• RECORDS PROVIDED:
◇ ◇ ◇ ◇

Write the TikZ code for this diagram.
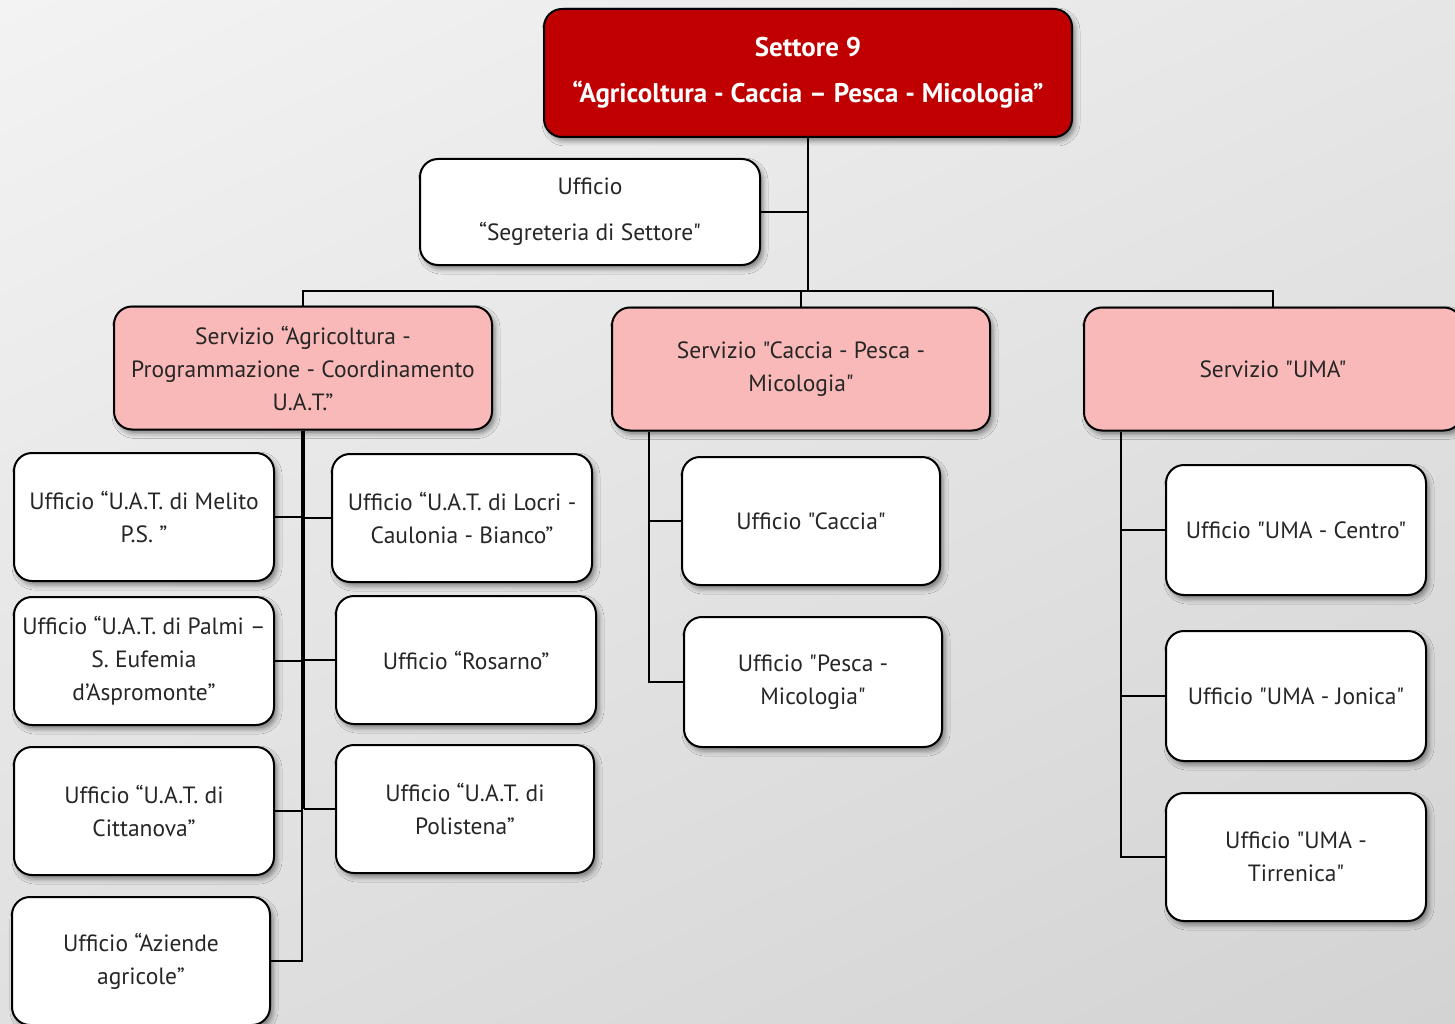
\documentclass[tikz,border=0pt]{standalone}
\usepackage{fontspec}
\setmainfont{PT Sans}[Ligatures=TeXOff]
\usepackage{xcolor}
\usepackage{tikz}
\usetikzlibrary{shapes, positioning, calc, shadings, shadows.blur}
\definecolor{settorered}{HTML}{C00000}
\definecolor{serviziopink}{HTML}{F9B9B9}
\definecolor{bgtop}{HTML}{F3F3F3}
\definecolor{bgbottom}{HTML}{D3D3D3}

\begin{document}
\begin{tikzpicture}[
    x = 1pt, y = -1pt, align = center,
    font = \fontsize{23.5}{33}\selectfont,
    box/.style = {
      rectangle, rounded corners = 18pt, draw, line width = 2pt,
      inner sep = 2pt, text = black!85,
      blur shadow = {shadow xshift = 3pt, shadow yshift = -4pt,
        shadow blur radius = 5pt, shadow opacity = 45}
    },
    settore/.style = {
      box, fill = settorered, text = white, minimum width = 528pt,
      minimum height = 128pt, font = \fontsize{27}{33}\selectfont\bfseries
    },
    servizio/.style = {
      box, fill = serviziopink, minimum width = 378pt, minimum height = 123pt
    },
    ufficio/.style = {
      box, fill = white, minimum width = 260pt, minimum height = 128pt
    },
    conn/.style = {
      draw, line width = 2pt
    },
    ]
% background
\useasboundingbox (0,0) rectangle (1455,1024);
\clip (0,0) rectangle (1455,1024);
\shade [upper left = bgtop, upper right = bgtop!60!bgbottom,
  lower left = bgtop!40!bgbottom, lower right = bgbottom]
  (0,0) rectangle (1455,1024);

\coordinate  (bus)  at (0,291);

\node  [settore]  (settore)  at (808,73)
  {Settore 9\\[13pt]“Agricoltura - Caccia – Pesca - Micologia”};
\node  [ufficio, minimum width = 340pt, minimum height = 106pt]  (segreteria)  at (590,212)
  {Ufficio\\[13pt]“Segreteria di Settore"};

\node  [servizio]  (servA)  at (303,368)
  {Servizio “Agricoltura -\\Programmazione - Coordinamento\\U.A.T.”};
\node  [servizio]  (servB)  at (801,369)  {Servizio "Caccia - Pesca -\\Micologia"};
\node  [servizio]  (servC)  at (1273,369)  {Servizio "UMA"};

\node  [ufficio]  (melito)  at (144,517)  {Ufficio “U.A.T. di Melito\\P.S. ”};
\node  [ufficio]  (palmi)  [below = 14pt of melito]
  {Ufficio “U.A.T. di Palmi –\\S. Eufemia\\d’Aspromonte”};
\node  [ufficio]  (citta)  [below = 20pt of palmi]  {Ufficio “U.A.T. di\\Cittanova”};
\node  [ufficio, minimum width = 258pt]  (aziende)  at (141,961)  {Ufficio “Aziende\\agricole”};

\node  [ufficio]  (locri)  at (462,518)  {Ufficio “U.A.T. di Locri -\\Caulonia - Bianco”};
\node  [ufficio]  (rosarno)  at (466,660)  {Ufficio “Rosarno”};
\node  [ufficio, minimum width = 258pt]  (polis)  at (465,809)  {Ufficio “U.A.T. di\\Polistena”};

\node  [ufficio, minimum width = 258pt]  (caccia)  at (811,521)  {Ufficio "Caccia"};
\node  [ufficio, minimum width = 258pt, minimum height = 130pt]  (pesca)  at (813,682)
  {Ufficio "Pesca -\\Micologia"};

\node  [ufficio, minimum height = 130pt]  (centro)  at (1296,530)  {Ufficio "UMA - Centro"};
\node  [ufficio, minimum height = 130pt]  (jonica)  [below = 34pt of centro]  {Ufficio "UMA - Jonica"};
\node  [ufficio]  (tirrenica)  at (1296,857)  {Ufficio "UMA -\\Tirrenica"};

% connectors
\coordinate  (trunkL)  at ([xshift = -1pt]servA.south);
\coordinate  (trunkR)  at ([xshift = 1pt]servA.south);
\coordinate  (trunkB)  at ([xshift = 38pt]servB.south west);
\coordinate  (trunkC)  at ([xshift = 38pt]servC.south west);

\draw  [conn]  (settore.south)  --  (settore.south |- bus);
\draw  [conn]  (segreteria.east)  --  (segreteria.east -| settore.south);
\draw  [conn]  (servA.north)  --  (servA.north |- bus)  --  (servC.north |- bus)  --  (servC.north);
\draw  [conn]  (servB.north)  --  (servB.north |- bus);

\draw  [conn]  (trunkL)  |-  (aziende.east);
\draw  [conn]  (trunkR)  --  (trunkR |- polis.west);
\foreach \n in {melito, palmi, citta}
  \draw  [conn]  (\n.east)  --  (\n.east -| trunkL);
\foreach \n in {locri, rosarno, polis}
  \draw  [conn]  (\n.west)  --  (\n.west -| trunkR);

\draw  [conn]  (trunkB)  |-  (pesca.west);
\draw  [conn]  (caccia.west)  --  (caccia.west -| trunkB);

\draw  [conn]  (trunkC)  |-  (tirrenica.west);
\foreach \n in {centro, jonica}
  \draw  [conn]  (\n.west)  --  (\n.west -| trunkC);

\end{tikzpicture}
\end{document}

◇ ◇ ◇ ◇

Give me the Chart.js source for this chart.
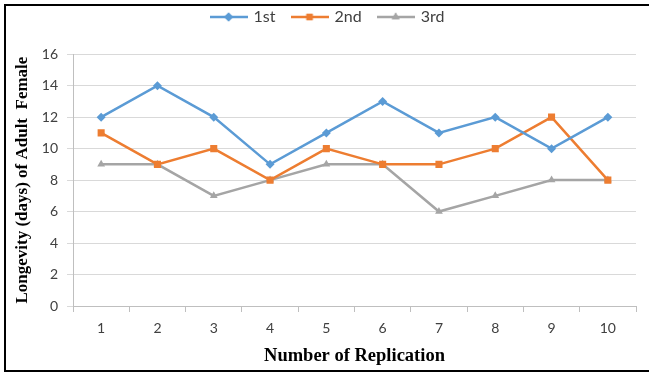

◇ ◇ ◇ ◇

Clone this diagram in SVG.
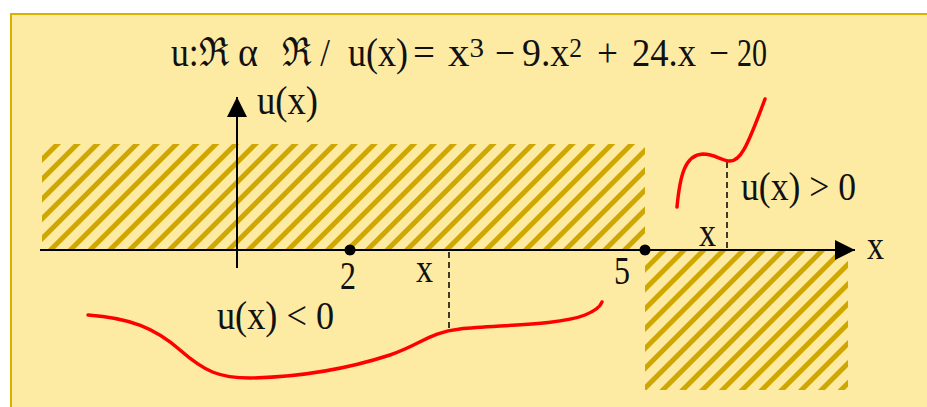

◇ ◇ ◇ ◇

• PROMPT: Write down the number of lines where the word "diagram" appears, and nothing further.

• OUTPUT FOR THIS EXERCISE: 2